### [WHAT TO WORK ON]
Leave out any picture and return the remaining listing below exactly as given.

• • •

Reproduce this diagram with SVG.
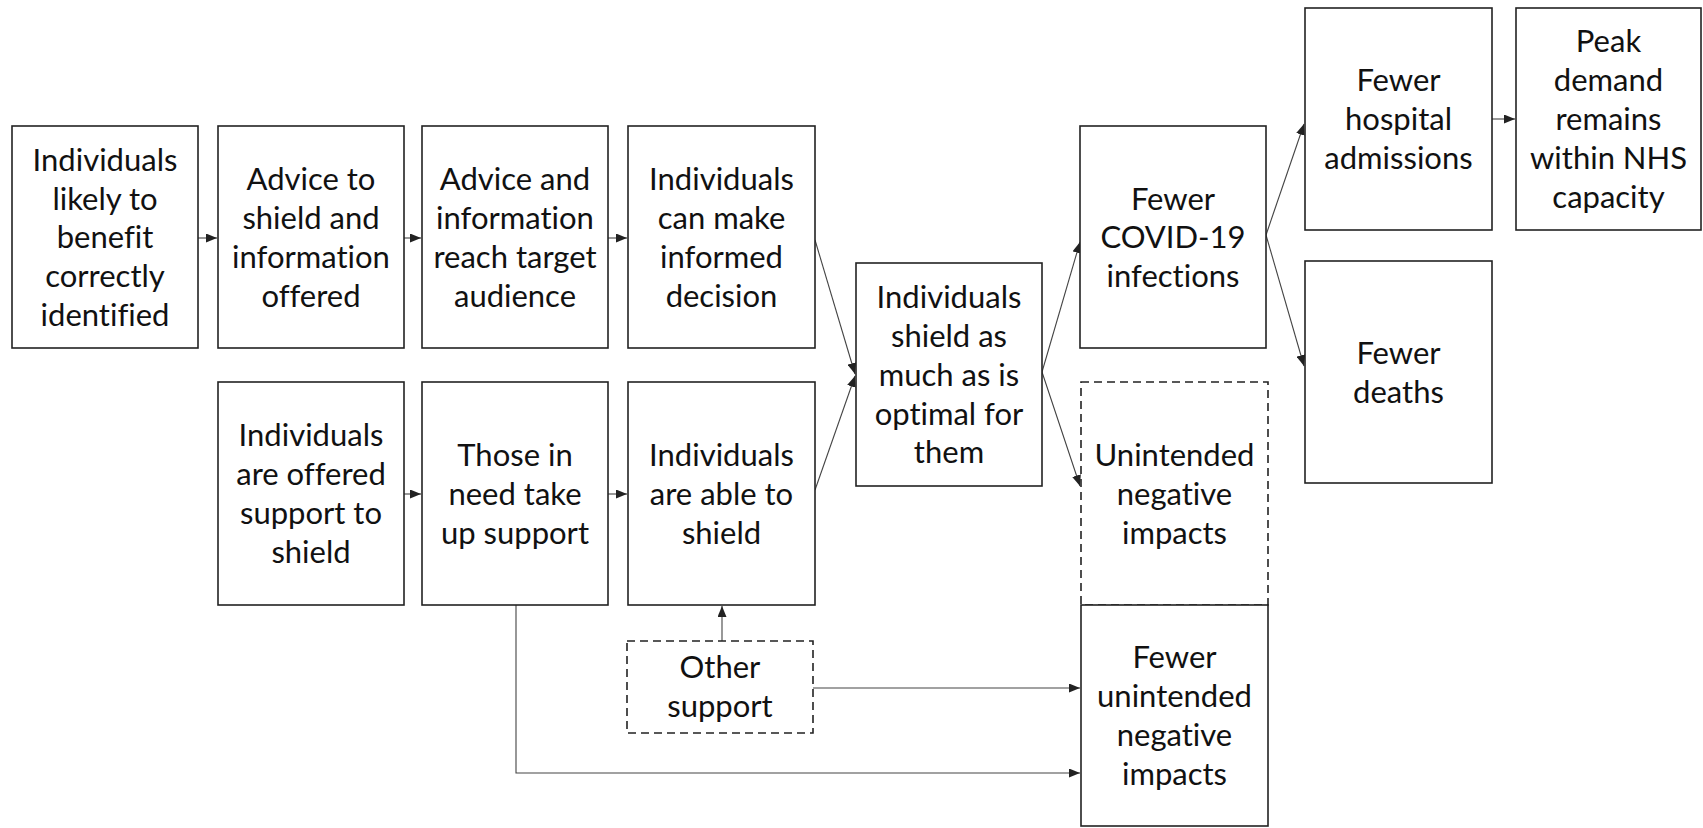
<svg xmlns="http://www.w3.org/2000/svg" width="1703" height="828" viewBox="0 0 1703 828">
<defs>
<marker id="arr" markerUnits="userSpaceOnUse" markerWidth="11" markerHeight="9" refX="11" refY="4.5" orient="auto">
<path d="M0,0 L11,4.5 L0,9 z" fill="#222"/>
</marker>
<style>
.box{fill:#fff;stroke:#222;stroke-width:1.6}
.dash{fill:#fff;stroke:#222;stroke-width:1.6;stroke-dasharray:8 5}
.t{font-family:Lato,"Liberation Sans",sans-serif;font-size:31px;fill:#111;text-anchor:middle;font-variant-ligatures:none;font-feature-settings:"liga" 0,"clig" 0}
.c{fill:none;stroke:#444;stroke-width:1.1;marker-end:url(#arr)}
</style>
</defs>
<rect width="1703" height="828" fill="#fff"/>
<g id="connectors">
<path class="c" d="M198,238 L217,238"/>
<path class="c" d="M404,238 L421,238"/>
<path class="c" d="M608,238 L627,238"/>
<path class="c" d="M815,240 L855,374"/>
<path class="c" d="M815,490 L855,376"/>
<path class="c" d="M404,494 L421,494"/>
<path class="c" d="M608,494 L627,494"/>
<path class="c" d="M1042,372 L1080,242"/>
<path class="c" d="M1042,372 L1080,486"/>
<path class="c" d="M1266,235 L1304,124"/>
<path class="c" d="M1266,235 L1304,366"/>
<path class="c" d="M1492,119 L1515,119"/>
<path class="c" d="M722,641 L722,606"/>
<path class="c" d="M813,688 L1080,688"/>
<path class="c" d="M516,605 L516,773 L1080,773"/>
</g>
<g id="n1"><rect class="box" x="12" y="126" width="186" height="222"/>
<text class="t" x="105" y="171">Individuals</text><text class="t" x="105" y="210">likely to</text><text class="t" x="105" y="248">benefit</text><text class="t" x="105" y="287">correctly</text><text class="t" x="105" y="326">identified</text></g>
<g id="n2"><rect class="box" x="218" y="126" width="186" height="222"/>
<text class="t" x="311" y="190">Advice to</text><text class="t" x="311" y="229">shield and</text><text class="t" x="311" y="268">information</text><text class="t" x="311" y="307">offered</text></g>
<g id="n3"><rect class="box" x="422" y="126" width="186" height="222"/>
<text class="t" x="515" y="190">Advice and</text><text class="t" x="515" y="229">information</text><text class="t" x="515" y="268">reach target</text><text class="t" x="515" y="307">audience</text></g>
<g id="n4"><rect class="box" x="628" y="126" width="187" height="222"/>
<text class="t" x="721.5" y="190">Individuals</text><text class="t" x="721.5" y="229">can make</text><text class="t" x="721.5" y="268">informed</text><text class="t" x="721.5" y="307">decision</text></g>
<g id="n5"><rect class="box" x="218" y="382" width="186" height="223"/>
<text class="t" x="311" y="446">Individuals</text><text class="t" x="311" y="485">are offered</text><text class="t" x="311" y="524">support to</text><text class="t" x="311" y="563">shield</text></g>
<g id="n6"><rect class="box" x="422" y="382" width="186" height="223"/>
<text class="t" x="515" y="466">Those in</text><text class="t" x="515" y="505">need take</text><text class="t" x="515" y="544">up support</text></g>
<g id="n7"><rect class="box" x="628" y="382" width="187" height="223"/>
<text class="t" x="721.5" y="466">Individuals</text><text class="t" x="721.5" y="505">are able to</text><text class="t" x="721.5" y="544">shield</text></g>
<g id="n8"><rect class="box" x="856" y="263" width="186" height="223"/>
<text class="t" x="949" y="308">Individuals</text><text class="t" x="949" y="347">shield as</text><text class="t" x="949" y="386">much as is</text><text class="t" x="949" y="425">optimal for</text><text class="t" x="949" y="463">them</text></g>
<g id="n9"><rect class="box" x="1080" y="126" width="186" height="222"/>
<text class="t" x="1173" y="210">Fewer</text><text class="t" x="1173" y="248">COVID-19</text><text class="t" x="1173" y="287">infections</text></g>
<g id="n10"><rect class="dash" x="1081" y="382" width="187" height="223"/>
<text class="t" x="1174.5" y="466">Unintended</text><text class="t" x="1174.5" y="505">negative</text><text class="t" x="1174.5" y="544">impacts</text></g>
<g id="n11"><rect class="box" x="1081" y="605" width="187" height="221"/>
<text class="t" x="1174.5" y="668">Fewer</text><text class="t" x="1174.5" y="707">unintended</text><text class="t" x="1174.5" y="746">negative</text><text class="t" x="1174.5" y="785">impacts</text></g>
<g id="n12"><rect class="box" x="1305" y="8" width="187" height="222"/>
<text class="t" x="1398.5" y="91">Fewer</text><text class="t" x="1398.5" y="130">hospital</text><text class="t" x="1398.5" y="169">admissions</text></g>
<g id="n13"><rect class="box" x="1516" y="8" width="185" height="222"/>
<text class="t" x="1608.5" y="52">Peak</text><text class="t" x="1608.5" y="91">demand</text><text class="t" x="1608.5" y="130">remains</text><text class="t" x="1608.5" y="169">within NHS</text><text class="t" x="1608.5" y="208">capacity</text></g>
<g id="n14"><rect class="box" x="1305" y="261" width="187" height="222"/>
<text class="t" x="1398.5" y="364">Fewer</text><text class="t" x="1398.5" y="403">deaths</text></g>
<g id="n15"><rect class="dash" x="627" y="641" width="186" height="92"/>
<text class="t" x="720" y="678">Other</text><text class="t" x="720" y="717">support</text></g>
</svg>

• • •

### [EXERCISE ANSWER]
Reproduce this diagram with SVG.
<svg xmlns="http://www.w3.org/2000/svg" width="1703" height="828" viewBox="0 0 1703 828">
<defs>
<marker id="arr" markerUnits="userSpaceOnUse" markerWidth="11" markerHeight="9" refX="11" refY="4.5" orient="auto">
<path d="M0,0 L11,4.5 L0,9 z" fill="#222"/>
</marker>
<style>
.box{fill:#fff;stroke:#222;stroke-width:1.6}
.dash{fill:#fff;stroke:#222;stroke-width:1.6;stroke-dasharray:8 5}
.t{font-family:Lato,"Liberation Sans",sans-serif;font-size:31px;fill:#111;text-anchor:middle;font-variant-ligatures:none;font-feature-settings:"liga" 0,"clig" 0}
.c{fill:none;stroke:#444;stroke-width:1.1;marker-end:url(#arr)}
</style>
</defs>
<rect width="1703" height="828" fill="#fff"/>
<g id="connectors">
<path class="c" d="M198,238 L217,238"/>
<path class="c" d="M404,238 L421,238"/>
<path class="c" d="M608,238 L627,238"/>
<path class="c" d="M815,240 L855,374"/>
<path class="c" d="M815,490 L855,376"/>
<path class="c" d="M404,494 L421,494"/>
<path class="c" d="M608,494 L627,494"/>
<path class="c" d="M1042,372 L1080,242"/>
<path class="c" d="M1042,372 L1080,486"/>
<path class="c" d="M1266,235 L1304,124"/>
<path class="c" d="M1266,235 L1304,366"/>
<path class="c" d="M1492,119 L1515,119"/>
<path class="c" d="M722,641 L722,606"/>
<path class="c" d="M813,688 L1080,688"/>
<path class="c" d="M516,605 L516,773 L1080,773"/>
</g>
<g id="n1"><rect class="box" x="12" y="126" width="186" height="222"/>
<text class="t" x="105" y="171">Individuals</text><text class="t" x="105" y="210">likely to</text><text class="t" x="105" y="248">benefit</text><text class="t" x="105" y="287">correctly</text><text class="t" x="105" y="326">identified</text></g>
<g id="n2"><rect class="box" x="218" y="126" width="186" height="222"/>
<text class="t" x="311" y="190">Advice to</text><text class="t" x="311" y="229">shield and</text><text class="t" x="311" y="268">information</text><text class="t" x="311" y="307">offered</text></g>
<g id="n3"><rect class="box" x="422" y="126" width="186" height="222"/>
<text class="t" x="515" y="190">Advice and</text><text class="t" x="515" y="229">information</text><text class="t" x="515" y="268">reach target</text><text class="t" x="515" y="307">audience</text></g>
<g id="n4"><rect class="box" x="628" y="126" width="187" height="222"/>
<text class="t" x="721.5" y="190">Individuals</text><text class="t" x="721.5" y="229">can make</text><text class="t" x="721.5" y="268">informed</text><text class="t" x="721.5" y="307">decision</text></g>
<g id="n5"><rect class="box" x="218" y="382" width="186" height="223"/>
<text class="t" x="311" y="446">Individuals</text><text class="t" x="311" y="485">are offered</text><text class="t" x="311" y="524">support to</text><text class="t" x="311" y="563">shield</text></g>
<g id="n6"><rect class="box" x="422" y="382" width="186" height="223"/>
<text class="t" x="515" y="466">Those in</text><text class="t" x="515" y="505">need take</text><text class="t" x="515" y="544">up support</text></g>
<g id="n7"><rect class="box" x="628" y="382" width="187" height="223"/>
<text class="t" x="721.5" y="466">Individuals</text><text class="t" x="721.5" y="505">are able to</text><text class="t" x="721.5" y="544">shield</text></g>
<g id="n8"><rect class="box" x="856" y="263" width="186" height="223"/>
<text class="t" x="949" y="308">Individuals</text><text class="t" x="949" y="347">shield as</text><text class="t" x="949" y="386">much as is</text><text class="t" x="949" y="425">optimal for</text><text class="t" x="949" y="463">them</text></g>
<g id="n9"><rect class="box" x="1080" y="126" width="186" height="222"/>
<text class="t" x="1173" y="210">Fewer</text><text class="t" x="1173" y="248">COVID-19</text><text class="t" x="1173" y="287">infections</text></g>
<g id="n10"><rect class="dash" x="1081" y="382" width="187" height="223"/>
<text class="t" x="1174.5" y="466">Unintended</text><text class="t" x="1174.5" y="505">negative</text><text class="t" x="1174.5" y="544">impacts</text></g>
<g id="n11"><rect class="box" x="1081" y="605" width="187" height="221"/>
<text class="t" x="1174.5" y="668">Fewer</text><text class="t" x="1174.5" y="707">unintended</text><text class="t" x="1174.5" y="746">negative</text><text class="t" x="1174.5" y="785">impacts</text></g>
<g id="n12"><rect class="box" x="1305" y="8" width="187" height="222"/>
<text class="t" x="1398.5" y="91">Fewer</text><text class="t" x="1398.5" y="130">hospital</text><text class="t" x="1398.5" y="169">admissions</text></g>
<g id="n13"><rect class="box" x="1516" y="8" width="185" height="222"/>
<text class="t" x="1608.5" y="52">Peak</text><text class="t" x="1608.5" y="91">demand</text><text class="t" x="1608.5" y="130">remains</text><text class="t" x="1608.5" y="169">within NHS</text><text class="t" x="1608.5" y="208">capacity</text></g>
<g id="n14"><rect class="box" x="1305" y="261" width="187" height="222"/>
<text class="t" x="1398.5" y="364">Fewer</text><text class="t" x="1398.5" y="403">deaths</text></g>
<g id="n15"><rect class="dash" x="627" y="641" width="186" height="92"/>
<text class="t" x="720" y="678">Other</text><text class="t" x="720" y="717">support</text></g>
</svg>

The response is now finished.